Pride in the Park: picnic will celebrate LGBTQ+ community

Come for the march, stay for the fun and games, leave feeling valued and understood.

It’s a simple recipe that Ridgefield CT Pride organizers hope will propel the first annual Pride in the Park in Ballard Park from noon to 3 p.m. on Saturday, June 15.

“It’s the first time we’re doing this but we’re close to having a location booked for 2020,” said Alisa Trachtenberg, one of the founders of Ridgefield CT Pride along with Maureen Tyra. “We want this inclusive event to become a tradition here in Ridgefield.”

The picnic-style event will celebrate the town’s LGBTQ+ community — lesbian, gay, bisexual, transgender and queer (or questioning) and others — with music, craft activities and a walk around the park at 12:30 p.m.

“We picked Ballard Park as we wanted to have it centrally located, easily accessible and highly visible.

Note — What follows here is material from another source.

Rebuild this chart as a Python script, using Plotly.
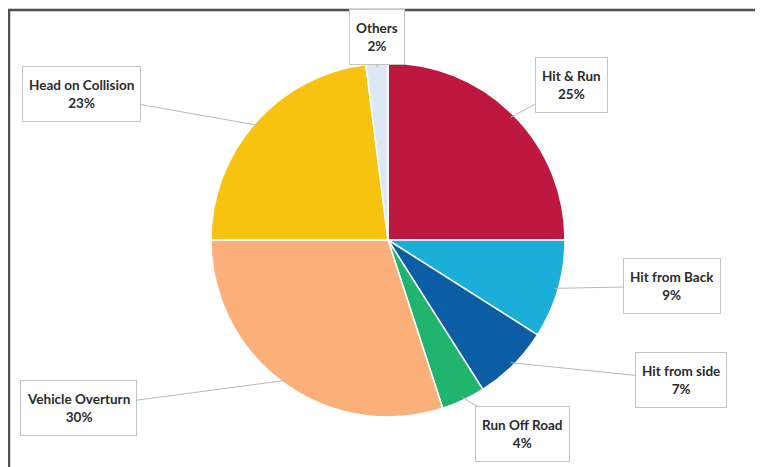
import math
import plotly.graph_objects as go

# ---- data ----
categories = ["Hit & Run", "Hit from Back", "Hit from side", "Run Off Road",
              "Vehicle Overturn", "Head on Collision", "Others"]
values = [25, 9, 7, 4, 30, 23, 2]
colors = ["#BF1840", "#1AAED8", "#0B5EA3", "#20B46F", "#FBB07A", "#F8C210", "#DCE9F4"]

# ---- layout (window pixels; page body has an 8px margin) ----
OFF = 8
WIN_W, WIN_H = 763, 467
W, H = WIN_W - OFF, WIN_H - OFF
CX, CY, R = 388 - OFF, 240 - OFF, 177
# label box centers (window pixel coords)
label_pos = [(571, 85), (672, 286), (681, 380), (522, 434),
             (78, 408), (81, 94), (377, 37)]

fig = go.Figure()
fig.add_trace(go.Pie(
    labels=categories, values=values, sort=False, direction="clockwise",
    rotation=0, marker=dict(colors=colors, line=dict(color="white", width=1.5)),
    textinfo="none", hoverinfo="label+percent", showlegend=False,
    domain=dict(x=[(CX - R) / W, (CX + R) / W],
                y=[(H - CY - R) / H, (H - CY + R) / H]),
))

total = sum(values)
cum = 0
annotations = []
for cat, v, (lx, ly) in zip(categories, values, label_pos):
    lx, ly = lx - OFF, ly - OFF
    mid = (cum + v / 2) / total
    cum += v
    ang = 2 * math.pi * mid
    px = CX + R * 0.98 * math.sin(ang)
    py = CY - R * 0.98 * math.cos(ang)
    pct = round(100 * v / total)
    annotations.append(dict(
        x=px / W, y=1 - py / H, xref="paper", yref="paper",
        ax=lx - px, ay=ly - py, axref="pixel", ayref="pixel",
        text=f"<b>{cat}</b><br><b>{pct}%</b>",
        showarrow=True, arrowhead=0, arrowwidth=1, arrowcolor="#B8B8B8",
        font=dict(family="Lato, Carlito, sans-serif", size=13.5, color="#2B2B2B"),
        bgcolor="white", bordercolor="#C4C4C4", borderwidth=1, borderpad=6,
        height=42, valign="middle", align="center",
    ))

shapes = [
    dict(type="line", xref="paper", yref="paper", x0=0, x1=(756 - OFF) / W,
         y0=1 - 2 / H, y1=1 - 2 / H, line=dict(color="#505050", width=2.5)),
    dict(type="line", xref="paper", yref="paper", x0=1 / W, x1=1 / W,
         y0=0, y1=1 - 1 / H, line=dict(color="#505050", width=2.5)),
]

fig.update_layout(
    width=W, height=H, margin=dict(l=0, r=0, t=0, b=0),
    paper_bgcolor="white", plot_bgcolor="white",
    annotations=annotations, shapes=shapes,
)
fig.write_html("out.html")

We want people to know we are here and that we are a part of the community,” said Trachtenberg, who recommends families bring food to eat in the park and blankets to sit on.

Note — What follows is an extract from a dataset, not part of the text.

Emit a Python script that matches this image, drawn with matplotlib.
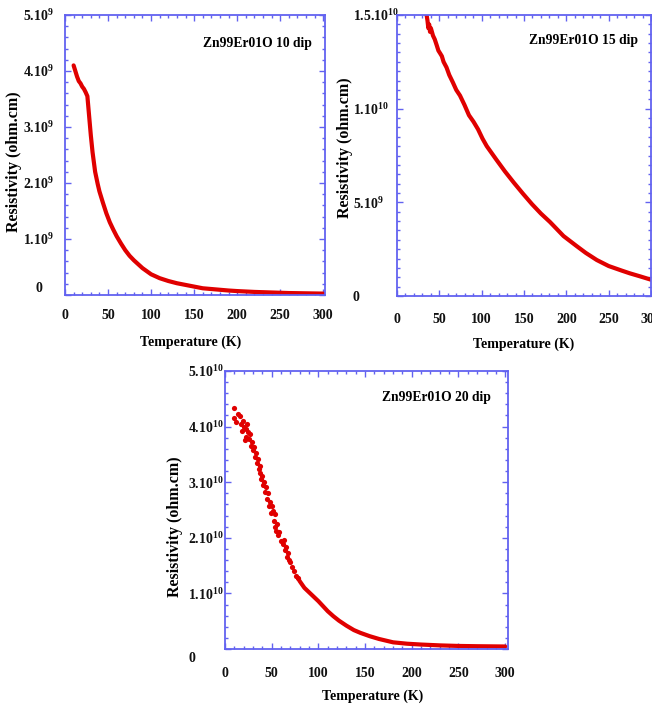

In addition to the food and face-painting, there will be speeches and education tables that will provide families with LGBTQ+ information and resources.

“Education is the key to understanding and acceptance,” Trachtenberg said.

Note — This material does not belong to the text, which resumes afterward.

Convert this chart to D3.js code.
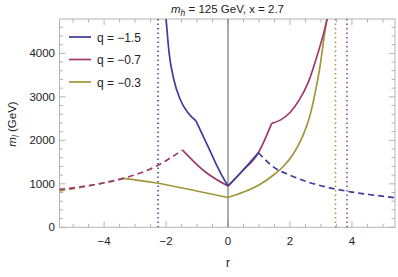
<!DOCTYPE html>
<html>
<head>
<meta charset="utf-8">
<script src="https://cdn.jsdelivr.net/npm/d3@7"></script>
<style>
  body { margin: 0; background: #fff; }
  text { font-family: "Liberation Sans", Arial, sans-serif; }
</style>
</head>
<body>
<div id="chart"></div>
<script>
// data: [r, m_l]
var blueLeft = [[-2.0,4800],[-1.9,4000],[-1.75,3400],[-1.55,2950],[-1.3,2640],[-1.03,2444]];
var blueMid = [[-1.03,2444],[-0.8,2090],[-0.58,1760],[-0.36,1420],[-0.15,1130],[0,950]];
var blueRight = [[0,950],[0.44,1278],[0.98,1715]];
var blueDash = [[0.98,1715],[1.52,1360],[2.0,1200],[2.59,1040],[3.4,890],[4.0,810],[4.7,740],[5.4,680]];

var purpleDash = [[-5.45,870],[-4.5,960],[-3.38,1126],[-2.35,1393],[-1.47,1777]];
var purpleMid = [[-1.47,1777],[-0.74,1278],[0,950]];
var purpleRight1 = [[0,950],[0.44,1278],[0.98,1715],[1.41,2390]];
var purpleRight2 = [[1.41,2390],[1.7,2470],[2.0,2640],[2.3,2930],[2.6,3350],[2.9,4000],[3.1,4500],[3.22,4850]];

var goldDash = [[-5.45,834],[-4.5,950],[-3.38,1126]];
var goldMid = [[-3.38,1126],[-2.35,1025],[-0.9,818],[0,685]];
var goldRight = [[0,685],[0.5,810],[1.0,975],[1.5,1220],[1.8,1410],[2.1,1680],[2.4,2080],[2.65,2580],[2.8,3050],[2.97,3700],[3.11,4420],[3.22,4900]];

var poles = [[-2.26,"#3d3d9e"],[3.47,"#a0963a"],[3.84,"#9e3a6e"]];
var legendLabels = ["q = \u22121.5","q = \u22120.7","q = \u22120.3"];
var colors = ["#3d3d9e","#9e3a6e","#a0963a"];

var width = 398, height = 277;
var x = d3.scaleLinear().domain([-5.44, 5.39]).range([59.5, 395]);
var y = d3.scaleLinear().domain([0, 4790]).range([227.3, 19]);

var svg = d3.select("#chart").append("svg")
    .attr("width", width).attr("height", height);

svg.append("defs").append("clipPath").attr("id", "clip")
  .append("rect").attr("x", 59.5).attr("y", 19).attr("width", 335.5).attr("height", 208.3);

// frame + ticks
var frame = "#b4b4b4";
svg.append("rect").attr("x", 59.5).attr("y", 19).attr("width", 335.5).attr("height", 208.3)
  .attr("fill", "none").attr("stroke", frame).attr("stroke-width", 1);

var xMajor = [-4,-2,0,2,4];
var xMinor = d3.range(-5, 5.01, 0.5).filter(function(v){ return xMajor.indexOf(v) < 0; });
var yMajor = [0,1000,2000,3000,4000];
var yMinor = d3.range(200, 4800, 200).filter(function(v){ return v % 1000 !== 0; });

var tk = svg.append("g").attr("stroke", frame).attr("stroke-width", 1);
xMajor.forEach(function(v){
  tk.append("line").attr("x1", x(v)).attr("x2", x(v)).attr("y1", 227.3).attr("y2", 227.3-6);
  tk.append("line").attr("x1", x(v)).attr("x2", x(v)).attr("y1", 19).attr("y2", 19+6);
});
xMinor.forEach(function(v){
  tk.append("line").attr("x1", x(v)).attr("x2", x(v)).attr("y1", 227.3).attr("y2", 227.3-3.5);
  tk.append("line").attr("x1", x(v)).attr("x2", x(v)).attr("y1", 19).attr("y2", 19+3.5);
});
yMajor.forEach(function(v){
  tk.append("line").attr("x1", 59.5).attr("x2", 59.5+6).attr("y1", y(v)).attr("y2", y(v));
  tk.append("line").attr("x1", 395).attr("x2", 395-6).attr("y1", y(v)).attr("y2", y(v));
});
yMinor.forEach(function(v){
  tk.append("line").attr("x1", 59.5).attr("x2", 59.5+3.5).attr("y1", y(v)).attr("y2", y(v));
  tk.append("line").attr("x1", 395).attr("x2", 395-3.5).attr("y1", y(v)).attr("y2", y(v));
});

svg.append("g").selectAll("text").data(xMajor).enter().append("text")
  .attr("x", function(d){ return x(d); }).attr("y", 245)
  .attr("text-anchor", "middle").attr("font-size", 11.5).attr("fill", "#222")
  .text(function(d){ return d < 0 ? "\u2212" + Math.abs(d) : d; });

svg.append("g").selectAll("text").data(yMajor).enter().append("text")
  .attr("x", 55).attr("y", function(d){ return y(d) + 4; })
  .attr("text-anchor", "end").attr("font-size", 11.5).attr("fill", "#222")
  .text(function(d){ return d; });

// zero line
svg.append("line").attr("x1", x(0)).attr("x2", x(0)).attr("y1", 19).attr("y2", 227.3)
  .attr("stroke", "#808080").attr("stroke-width", 1.3);

// dotted poles
svg.append("g").selectAll("line").data(poles).enter().append("line")
  .attr("x1", function(d){ return x(d[0]); }).attr("x2", function(d){ return x(d[0]); })
  .attr("y1", 19).attr("y2", 227.3)
  .attr("stroke", function(d){ return d[1]; }).attr("stroke-width", 1.5)
  .attr("stroke-dasharray", "1.5,3");

var line = d3.line()
  .x(function(d){ return x(d[0]); })
  .y(function(d){ return y(d[1]); })
  .curve(d3.curveMonotoneX);

var curves = [
  [goldDash, colors[2], true], [goldMid, colors[2], false], [goldRight, colors[2], false],
  [purpleDash, colors[1], true], [purpleMid, colors[1], false], [purpleRight1, colors[1], false], [purpleRight2, colors[1], false],
  [blueLeft, colors[0], false], [blueMid, colors[0], false], [blueRight, colors[0], false], [blueDash, colors[0], true]
];

var plot = svg.append("g").attr("clip-path", "url(#clip)");
curves.forEach(function(c){
  plot.append("path").attr("d", line(c[0]))
    .attr("fill", "none").attr("stroke", c[1]).attr("stroke-width", 1.7)
    .attr("stroke-dasharray", c[2] ? "6,4" : null);
});

// legend
var lg = svg.append("g");
legendLabels.forEach(function(t, i){
  var yy = 37 + i * 22.5;
  lg.append("line").attr("x1", 69).attr("x2", 91).attr("y1", yy).attr("y2", yy)
    .attr("stroke", colors[i]).attr("stroke-width", 1.7);
  lg.append("text").attr("x", 97).attr("y", yy + 4.5).attr("font-size", 12).attr("fill", "#222").text(t);
});

// title
var title = svg.append("text").attr("x", 227.5).attr("y", 13).attr("text-anchor", "middle")
  .attr("font-size", 11.5).attr("fill", "#222");
title.append("tspan").attr("font-style", "italic").text("m");
title.append("tspan").attr("font-style", "italic").attr("font-size", 8.5).attr("dy", 2.5).text("h");
title.append("tspan").attr("dy", -2.5).text(" = 125 GeV, x = 2.7");

// axis labels
svg.append("text").attr("x", x(0)).attr("y", 267).attr("text-anchor", "middle")
  .attr("font-size", 12).attr("fill", "#222").text("r");

var yl = svg.append("text").attr("transform", "translate(16,124) rotate(-90)")
  .attr("text-anchor", "middle").attr("font-size", 11.5).attr("fill", "#222");
yl.append("tspan").attr("font-style", "italic").text("m");
yl.append("tspan").attr("font-style", "italic").attr("font-size", 8.5).attr("dy", 2.5).text("l");
yl.append("tspan").attr("dy", -2.5).text(" (GeV)");
</script>
</body>
</html>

“This event is much more than tolerance, it’s about understanding and acceptance,” she added. “These students want to be part of this community, and they want to feel valued, supported and welcomed.”

First Selectman Rudy Marconi is expected to attend and speak at the event.

“Ridgefield has always had pride and here is another way to demonstrate our pride and respect for all Ridgefield residents,” Marconi said.

Positive direction
Ridgefield CT Pride was created by the joint Gay-Straight Alliance clubs of the Ridgefield Public Schools — one at the high school and one at each of the town’s two middle schools.

The East Ridge club learned about the Bethel CT Pride Parade, and they wanted to provide the same experience for the Ridgefield community. The Scotts Ridge and Ridgefield High School clubs were equally inspired, according to Trachtenberg, and together the clubs worked to make this event happen.

“The schools are moving in a positive direction,” she said, noting that there was districtwide LBGQT training this school year and “there are now books in each of the nine schools’ libraries that are grade appropriate and teach about the gender spectrum.”

Even though it will be hosted by Ridgefield students, Pride in the Park is an event for all ages.

“It’s all about inclusion, and creating awareness and acceptance,” Trachtenberg said. “This is a multi-generational event that will be supported by allies in this community and in surrounding towns.”

Making rainbows
Pride in the Park is a free, family-friendly event.

There will be stations for making buttons, paper hats, tie-dye shirts, temporary tattoos, bead bracelets, and cotton candy.

Games include corn hole, can jam (Frisbee golf), Hula-Hoops, and potato sack races

One of the planned craft activities will be making a painted rainbow using all of the attendees hand-prints.

“It’s a great, strong symbol of support,” Trachtenberg said.

“We want families to be themselves,” she added, “while raising awareness and showing unity.”

Residents can learn more on the event’s Facebook page by searching “Ridgefield Pride in the Park.”

“Our mission is to provide a celebration in support of our LGBTQ+ community,” Trachtenberg said. “The Ridgefield Pride in the Park is meant to be a day of fun, friendship, and community enjoying time together. In these times of social upheaval and division it is essential that we come together and support each other. It is important that we work to lift everyone up rather than pull them down. Pride in the Park provides just such an opportunity to do so, so please come and join us.”

For more information on Ridgefield CT Pride, visit Residents are also invited to follow the organization on Twitter and Instagram @PrideRidgefield.

“I don’t know how many people will turn out,” said Trachtenberg. “But we’re encouraging those who do to come earlier and bring a picnic and make signs at one of our craft tables. We want there to be a lot of signs when we march around the park.

“...We’re going to be marching, rain or shine.”